No dia 30 de setembro, o CEBRI realizou, em São Paulo, o evento de lançamento da 14ª edição da CEBRI-Revista, intitulada “Trump e a ordem global: ruptura ou reconfiguração?”. O encontro reuniu especialistas e autoridades que debateram as transformações recentes na ordem internacional e os impactos para a política externa brasileira.
A abertura foi conduzida pelo Diretor Acadêmico do CEBRI e Editor-Chefe da revista, Feliciano de Sá Guimarães, que apresentou a proposta da edição: promover uma reflexão aprofundada sobre a relação do Brasil com os Estados Unidos, a partir de um esforço coletivo de diversos autores.
Na sequência, Hussein Kalout, também Editor-Chefe da CEBRI-Revista, destacou que o Brasil nunca estruturou uma política externa defensiva em relação aos Estados Unidos, embora atualmente exista uma corrente ideológica consolidada nesse campo. Ressaltou que a instabilidade da relação bilateral exige do Brasil maior diversificação de alternativas e fortalecimento da autonomia estratégica. Para Kalout, a multipolaridade emergente reduz a influência norte-americana e beneficia países como o Brasil e o Sul Global. Concluiu defendendo a atualização da metodologia de formulação da política externa, de modo a permitir respostas mais ágeis a medidas unilaterais, exemplificando com o caso do “tarifaço”.
A especialista Vera Thorstensen trouxe a perspectiva da geoeconomia, enfatizando a relevância das regras de origem da Organização Mundial do Comércio (OMC) para a compreensão das dinâmicas atuais do comércio internacional.

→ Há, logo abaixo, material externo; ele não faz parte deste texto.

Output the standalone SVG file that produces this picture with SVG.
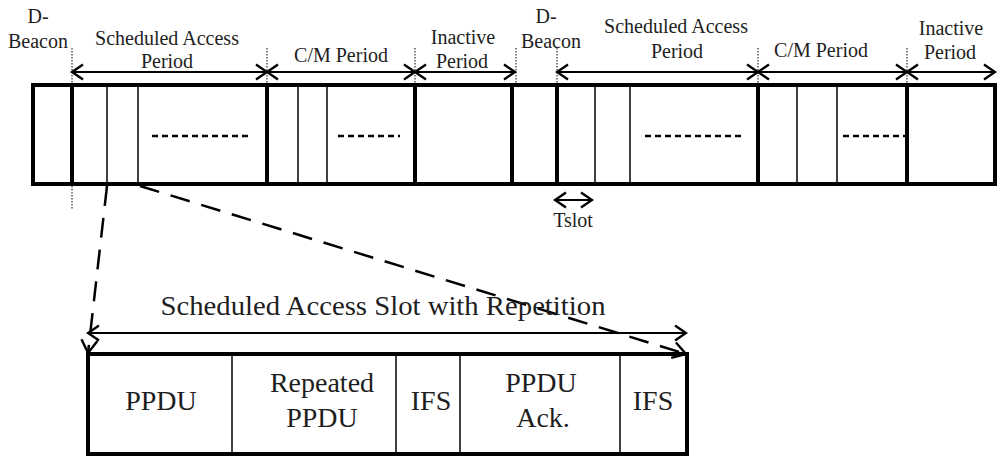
<svg xmlns="http://www.w3.org/2000/svg" width="997" height="457" viewBox="0 0 997 457">
<style>
  text { font-family: "Liberation Serif", "Tinos", "DejaVu Serif", "Times New Roman", serif; fill: #1e1e1e; text-anchor: middle; }
  .lbl { font-size: 20px; }
  .big { font-size: 28px; }
  .thick { stroke: #000; stroke-width: 4; fill: none; }
  .thin { stroke: #000; stroke-width: 1.5; fill: none; }
  .dots { stroke: #000; stroke-width: 1; stroke-dasharray: 1.5 1.5; fill: none; }
  .inner { stroke: #000; stroke-width: 2.5; stroke-dasharray: 6 4; fill: none; }
  .dim { stroke: #000; stroke-width: 2; fill: none; marker-start: url(#ah); marker-end: url(#ah); }
  .zoom { stroke: #000; stroke-width: 2.5; stroke-dasharray: 20 12; fill: none; marker-end: url(#ah2); }
</style>
<defs>
  <marker id="ah" markerUnits="userSpaceOnUse" markerWidth="14" markerHeight="18" viewBox="0 0 14 18" refX="12" refY="9" orient="auto-start-reverse">
    <path d="M1,1.5 L12,9 L1,16.5" fill="none" stroke="#000" stroke-width="2.4"/>
  </marker>
  <marker id="ah2" markerUnits="userSpaceOnUse" markerWidth="16" markerHeight="20" viewBox="0 0 16 20" refX="14" refY="10" orient="auto">
    <path d="M1,2 L14,10 L1,18" fill="none" stroke="#000" stroke-width="2.4"/>
  </marker>
</defs>

<g id="superframe">
  <rect x="33" y="85" width="962" height="99" class="thick"/>
  <g id="thick-separators">
    <line x1="72" y1="85" x2="72" y2="184" class="thick"/>
    <line x1="267" y1="85" x2="267" y2="184" class="thick"/>
    <line x1="415" y1="85" x2="415" y2="184" class="thick"/>
    <line x1="512" y1="85" x2="512" y2="184" class="thick"/>
    <line x1="557" y1="85" x2="557" y2="184" class="thick"/>
    <line x1="758" y1="85" x2="758" y2="184" class="thick"/>
    <line x1="907" y1="85" x2="907" y2="184" class="thick"/>
  </g>
  <g id="slots">
    <line x1="107" y1="85" x2="107" y2="184" class="thin"/>
    <line x1="138" y1="85" x2="138" y2="184" class="thin"/>
    <line x1="298" y1="85" x2="298" y2="184" class="thin"/>
    <line x1="327" y1="85" x2="327" y2="184" class="thin"/>
    <line x1="595" y1="85" x2="595" y2="184" class="thin"/>
    <line x1="630" y1="85" x2="630" y2="184" class="thin"/>
    <line x1="797" y1="85" x2="797" y2="184" class="thin"/>
    <line x1="837" y1="85" x2="837" y2="184" class="thin"/>
  </g>
  <g id="ellipses">
    <line x1="152" y1="136" x2="248" y2="136" class="inner"/>
    <line x1="338" y1="136" x2="400" y2="136" class="inner"/>
    <line x1="645" y1="136" x2="742" y2="136" class="inner"/>
    <line x1="843" y1="136" x2="905" y2="136" class="inner"/>
  </g>
  <g id="boundaries">
    <line x1="72" y1="48" x2="72" y2="210" class="dots"/>
    <line x1="267" y1="48" x2="267" y2="85" class="dots"/>
    <line x1="415" y1="48" x2="415" y2="85" class="dots"/>
    <line x1="516" y1="48" x2="516" y2="85" class="dots"/>
    <line x1="557" y1="48" x2="557" y2="85" class="dots"/>
    <line x1="758" y1="48" x2="758" y2="85" class="dots"/>
    <line x1="907" y1="48" x2="907" y2="85" class="dots"/>
  </g>
</g>

<g id="connectors">
  <line x1="72" y1="72" x2="267" y2="72" class="dim"/>
  <line x1="267" y1="72" x2="415" y2="72" class="dim"/>
  <line x1="415" y1="72" x2="515" y2="72" class="dim"/>
  <line x1="557" y1="72" x2="758" y2="72" class="dim"/>
  <line x1="758" y1="72" x2="907" y2="72" class="dim"/>
  <line x1="907" y1="72" x2="995" y2="72" class="dim"/>
  <line x1="555" y1="200" x2="592" y2="200" class="dim"/>
  <line x1="88" y1="333" x2="686" y2="333" class="dim"/>
  <line x1="107" y1="186" x2="88" y2="353" class="zoom"/>
  <line x1="140" y1="186" x2="686" y2="354" class="zoom"/>
</g>

<g id="labels">
  <text class="lbl" x="38" y="23">D-</text>
  <text class="lbl" x="38" y="48">Beacon</text>
  <text class="lbl" x="167" y="45">Scheduled Access</text>
  <text class="lbl" x="167" y="68">Period</text>
  <text class="lbl" x="341" y="62">C/M Period</text>
  <text class="lbl" x="463" y="44">Inactive</text>
  <text class="lbl" x="462" y="68">Period</text>
  <text class="lbl" x="546" y="23">D-</text>
  <text class="lbl" x="551" y="48">Beacon</text>
  <text class="lbl" x="676" y="33">Scheduled Access</text>
  <text class="lbl" x="677" y="58">Period</text>
  <text class="lbl" x="821" y="57">C/M Period</text>
  <text class="lbl" x="951" y="35">Inactive</text>
  <text class="lbl" x="950" y="59">Period</text>
  <text class="lbl" x="573" y="227">Tslot</text>
  <text class="big" x="383" y="315" textLength="445" lengthAdjust="spacingAndGlyphs">Scheduled Access Slot with Repetition</text>
</g>

<g id="slot-detail">
  <rect x="88" y="354" width="599" height="100" class="thick"/>
  <line x1="232" y1="354" x2="232" y2="454" class="thin"/>
  <line x1="396" y1="354" x2="396" y2="454" class="thin"/>
  <line x1="460" y1="354" x2="460" y2="454" class="thin"/>
  <line x1="620" y1="354" x2="620" y2="454" class="thin"/>
  <g id="f-ppdu"><text class="big" x="161" y="410">PPDU</text></g>
  <g id="f-rep"><text class="big" x="322" y="392">Repeated</text><text class="big" x="322" y="427">PPDU</text></g>
  <g id="f-ifs1"><text class="big" x="431" y="410">IFS</text></g>
  <g id="f-ack"><text class="big" x="541" y="392">PPDU</text><text class="big" x="543" y="427">Ack.</text></g>
  <g id="f-ifs2"><text class="big" x="653" y="410">IFS</text></g>
</g>
</svg>
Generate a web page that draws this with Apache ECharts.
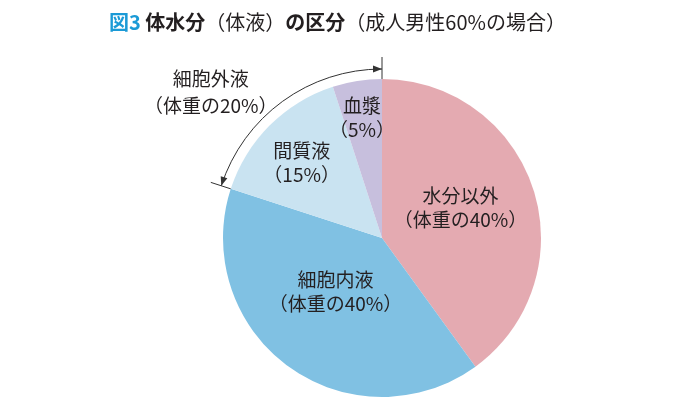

Em seguida, o Conselheiro Consultivo Internacional do CEBRI, Victor do Prado, ressaltou a importância do artigo do diplomata Synesio Sampaio Goes Filho sobre a política comercial norte-americana. Observou que os Estados Unidos vêm estabelecendo arranjos bilaterais informais com países como União Europeia, Reino Unido, Vietnã, Filipinas e Indonésia, acordos desiguais e sem a formalidade jurídica de tratados, que levantam dúvidas sobre sua compatibilidade com as regras do GATT/OMC. Prado analisou ainda a ausência de reação conjunta de outros países às medidas tarifárias do governo Trump, apontando fatores como a diversidade de impactos e a atratividade contínua do mercado americano. Para ilustrar, recorreu ao “Dilema do Prisioneiro”, conceito da Teoria dos Jogos que explica por que, mesmo quando a cooperação é mais benéfica, os atores optam por estratégias individuais.
O Diretor Executivo para as Américas do Eurasia Group, Christopher Garman, convidado da 14ª edição da revista, destacou as diferenças entre o primeiro e um eventual segundo mandato de Donald Trump. Salientou que hoje há maior clareza quanto à postura do governo norte-americano em relação à América Latina e chamou atenção para a necessidade de refletir sobre a legalidade dos instrumentos utilizados pelos Estados Unidos na implementação de tarifas internacionais, como o International Procurement Act (IPA).
Encerrando o debate, o Conselheiro Fundador do CEBRI e Professor Emérito da USP, Embaixador Celso Lafer, remeteu a artigo de sua autoria publicado no jornal O Estado de S. Paulo, intitulado “Incertezas”. Nele, reflete sobre a instabilidade crescente no sistema internacional e sobre a defasagem entre ordem e poder. Em seus comentários, ressaltou que a primazia norte-americana foi, em dado momento, elemento estruturante da ordem mundial, mas que os Estados Unidos já não dispõem da mesma capacidade de organização global. Lafer destacou também a relevância da diplomacia comercial, marcada pelas barreiras não tarifárias, reforçando a análise de Victor do Prado sobre a fragilidade dos chamados deals firmados pelos EUA. Concluiu avaliando que a liderança de Donald Trump se define pela pretensão de declarar exceções, tanto no plano interno quanto internacional, o que aprofunda as incertezas vigentes.